Top Customer Reviews

Format: Amazon Video Verified Purchase
It's hard to describe this odd and somewhat bizarre comedy by LeRoy Prinz and Hal roach Productions. The studio was famous for its shorts such as the Our Gang series and Laurel and Hardy's films. This film, running 53 minutes, is longer than a short subject and shorter than even a B-movie. Its subject matter and plot are so out there for 1941 that it's hard to imagine what the audience thought of it. The title contains a play on words that isn't clear today, and which seems to describe simply a wholesome co-ed. in 1941 however, the term "All-American" was strictly a masculine term used to describe an athlete, usually a football player. Thus the term "All American Co-ed" is self contradictory and connotes gender confusion, and that is what it is about in a mild way.
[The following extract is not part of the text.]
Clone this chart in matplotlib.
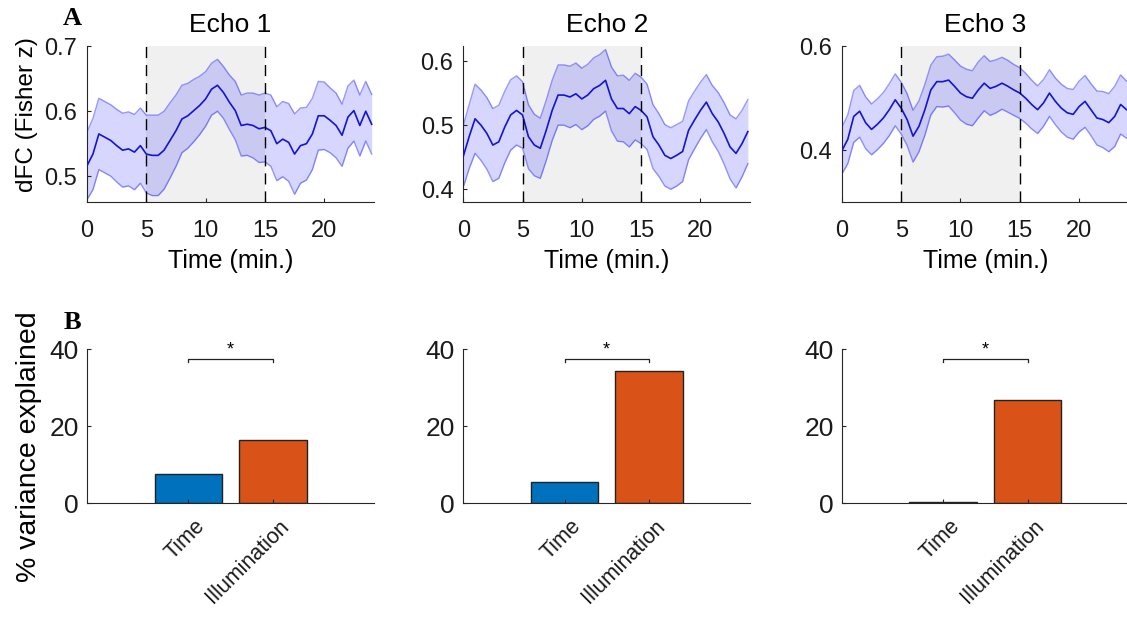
import matplotlib
matplotlib.use('Agg')
import matplotlib.pyplot as plt
import matplotlib.transforms as mtransforms
import numpy as np

plt.rcParams['font.family'] = ['Liberation Sans', 'DejaVu Sans']
plt.rcParams['font.size'] = 17

####################################################################################
# data
time_min = np.arange(0, 24.5, 0.5)
echo_titles = ['Echo 1', 'Echo 2', 'Echo 3']

dfc_echo1 = [0.516, 0.534, 0.565, 0.560, 0.555, 0.547, 0.540, 0.542, 0.537, 0.547,
             0.534, 0.532, 0.532, 0.540, 0.555, 0.570, 0.588, 0.593, 0.601, 0.609,
             0.619, 0.634, 0.640, 0.629, 0.614, 0.601, 0.578, 0.580, 0.578, 0.573,
             0.575, 0.570, 0.550, 0.557, 0.552, 0.534, 0.547, 0.550, 0.565, 0.593,
             0.593, 0.586, 0.578, 0.563, 0.591, 0.601, 0.578, 0.600, 0.580]
sem_echo1 = [0.052, 0.055, 0.055, 0.055, 0.055, 0.056, 0.057, 0.057, 0.058, 0.058,
             0.060, 0.062, 0.062, 0.060, 0.058, 0.055, 0.052, 0.050, 0.048, 0.045,
             0.042, 0.040, 0.040, 0.040, 0.042, 0.045, 0.047, 0.048, 0.050, 0.052,
             0.053, 0.055, 0.057, 0.058, 0.060, 0.062, 0.058, 0.056, 0.055, 0.053,
             0.052, 0.050, 0.050, 0.048, 0.048, 0.047, 0.047, 0.046, 0.046]

dfc_echo2 = [0.451, 0.482, 0.510, 0.500, 0.487, 0.469, 0.474, 0.497, 0.516, 0.523,
             0.516, 0.482, 0.469, 0.464, 0.492, 0.523, 0.547, 0.547, 0.544, 0.549,
             0.541, 0.547, 0.557, 0.562, 0.570, 0.541, 0.526, 0.526, 0.518, 0.529,
             0.523, 0.513, 0.482, 0.469, 0.453, 0.448, 0.453, 0.459, 0.492, 0.508,
             0.523, 0.536, 0.518, 0.505, 0.487, 0.466, 0.456, 0.471, 0.490]
sem_echo2 = [0.048, 0.050, 0.054, 0.055, 0.056, 0.057, 0.057, 0.056, 0.055, 0.054,
             0.052, 0.050, 0.048, 0.047, 0.047, 0.047, 0.047, 0.047, 0.048, 0.048,
             0.048, 0.048, 0.048, 0.048, 0.048, 0.050, 0.051, 0.052, 0.052, 0.052,
             0.052, 0.051, 0.050, 0.049, 0.048, 0.048, 0.048, 0.047, 0.046, 0.045,
             0.044, 0.043, 0.044, 0.046, 0.048, 0.050, 0.054, 0.052, 0.050]

dfc_echo3 = [0.399, 0.421, 0.465, 0.475, 0.453, 0.440, 0.450, 0.462, 0.478, 0.497,
             0.481, 0.459, 0.427, 0.446, 0.478, 0.516, 0.532, 0.532, 0.535, 0.523,
             0.510, 0.503, 0.500, 0.516, 0.529, 0.519, 0.523, 0.529, 0.523, 0.516,
             0.510, 0.500, 0.488, 0.478, 0.491, 0.510, 0.494, 0.481, 0.472, 0.469,
             0.484, 0.494, 0.478, 0.462, 0.459, 0.453, 0.465, 0.488, 0.478]
sem_echo3 = [0.045, 0.047, 0.050, 0.050, 0.050, 0.049, 0.049, 0.049, 0.050, 0.050,
             0.050, 0.050, 0.050, 0.049, 0.049, 0.048, 0.048, 0.049, 0.050, 0.051,
             0.052, 0.053, 0.053, 0.054, 0.053, 0.052, 0.051, 0.050, 0.050, 0.049,
             0.049, 0.048, 0.047, 0.046, 0.045, 0.045, 0.045, 0.046, 0.047, 0.048,
             0.049, 0.050, 0.050, 0.052, 0.054, 0.056, 0.058, 0.057, 0.055]

illum_on, illum_off = 5, 15
ylims = [(0.46, 0.70), (0.38, 0.623), (0.30, 0.60)]
yticks = [[0.5, 0.6, 0.7], [0.4, 0.5, 0.6], [0.4, 0.6]]

bar_labels = ['Time', 'Illumination']
var_time = [7.5, 5.5, 0.2]
var_illum = [16.5, 34.2, 26.8]

####################################################################################
# colours
linecolor = '#1414d2'
bandcolor = '#0000ff'
timecolor = '#0072BD'
illumcolor = '#D95319'
axcolor = '#262626'

fig = plt.figure(figsize=(11.27, 6.18), dpi=100)

lefts = [0.0772, 0.411, 0.747]
w = 0.2547

def style_axes(ax, xpad, ypad):
    for s in ['top', 'right']:
        ax.spines[s].set_visible(False)
    for s in ['left', 'bottom']:
        ax.spines[s].set_color(axcolor)
        ax.spines[s].set_linewidth(0.8)
    ax.tick_params(direction='in', length=3, colors=axcolor, labelcolor='#1a1a1a')
    ax.tick_params(axis='x', pad=xpad)
    ax.tick_params(axis='y', pad=ypad)

dfc_all = [dfc_echo1, dfc_echo2, dfc_echo3]
sem_all = [sem_echo1, sem_echo2, sem_echo3]

# (A) dFC time courses
for i in range(3):
    ax = fig.add_axes([lefts[i], 0.673, w, 0.252])
    m = np.array(dfc_all[i])
    s = np.array(sem_all[i])
    ax.axvspan(illum_on, illum_off, color='#f0f0f0', lw=0, zorder=0)
    ax.fill_between(time_min, m - s, m + s, color=bandcolor, alpha=0.16, lw=0, zorder=1)
    ax.plot(time_min, m + s, color=bandcolor, alpha=0.4, lw=1, zorder=2)
    ax.plot(time_min, m - s, color=bandcolor, alpha=0.4, lw=1, zorder=2)
    ax.plot(time_min, m, color=linecolor, lw=1.2, zorder=3)
    for xv in [illum_on, illum_off]:
        ax.axvline(xv, color='k', lw=1, ls=(0, (8, 5)), zorder=4)
    ax.set_xlim(0, 24.2)
    ax.set_ylim(*ylims[i])
    ax.set_xticks([0, 5, 10, 15, 20])
    ax.set_yticks(yticks[i])
    ax.set_yticklabels([('%.1f' % v) for v in yticks[i]])
    style_axes(ax, 13, 7)
    ax.set_xlabel('Time (min.)', fontsize=18, labelpad=5)
    ax.set_title(echo_titles[i], fontsize=19, pad=10)
    if i == 0:
        ax.set_ylabel('dFC (Fisher z)', fontsize=17.5)
        ax.yaxis.set_label_coords(-0.17, 0.56)

# (B) variance explained
shift = mtransforms.ScaledTranslation(6 / 100, 0, fig.dpi_scale_trans)
for i in range(3):
    ax = fig.add_axes([lefts[i], 0.186, w, 0.249])
    ax.bar([1], [var_time[i]], width=0.8, color=timecolor, edgecolor='#222222', lw=1)
    ax.bar([2], [var_illum[i]], width=0.8, color=illumcolor, edgecolor='#222222', lw=1)
    ax.set_xlim(-0.2, 3.2)
    ax.set_ylim(0, 40)
    ax.set_yticks([0, 20, 40])
    ax.set_xticks([1, 2])
    style_axes(ax, 9, 6)
    ax.tick_params(axis='y', labelsize=19)
    ax.set_xticklabels(bar_labels, rotation=45, ha='right', rotation_mode='anchor', fontsize=15.5)
    for lab in ax.get_xticklabels():
        lab.set_transform(lab.get_transform() + shift)
    # significance bracket
    ax.plot([1, 1, 2, 2], [36.6, 37.5, 37.5, 36.6], color='#222222', lw=0.9)
    ax.text(1.5, 37.6, '*', ha='center', va='bottom', fontsize=13)
    if i == 0:
        ax.set_ylabel('% variance explained', fontsize=20.5)
        ax.yaxis.set_label_coords(-0.157, 0.364)

fig.text(0.064, 0.97, 'A', family='Liberation Serif', fontweight='bold', fontsize=19, ha='center', va='center')
fig.text(0.064, 0.478, 'B', family='Liberation Serif', fontweight='bold', fontsize=19, ha='center', va='center')

fig.savefig('out.png', dpi=100)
Imagine this opening: a Broadway-type chorus line of beautiful girls dancing on stage but filmed only from the waist down, climaxing with a close-up of their stocking clad legs. Pretty hot for 1941. But then the camera pulls back and the audience sees they're all guys in drag! What effect did that have on guys in the audience in 1941? It seems the boys at Quinceton College do a drag revue every year as part of an old tradition and get a lot of press for it. it also happens that nearby Mar Bryn college for girls prints a scathing review of the show which upsets the Quinceton boys terribly

Mat Bryn is about to be forced to close due to lack of admissions. But the girls and their college president come up with an idea to invite various beauty contest winners to tour the campus and by admitting them, the school could shed its dowdy image.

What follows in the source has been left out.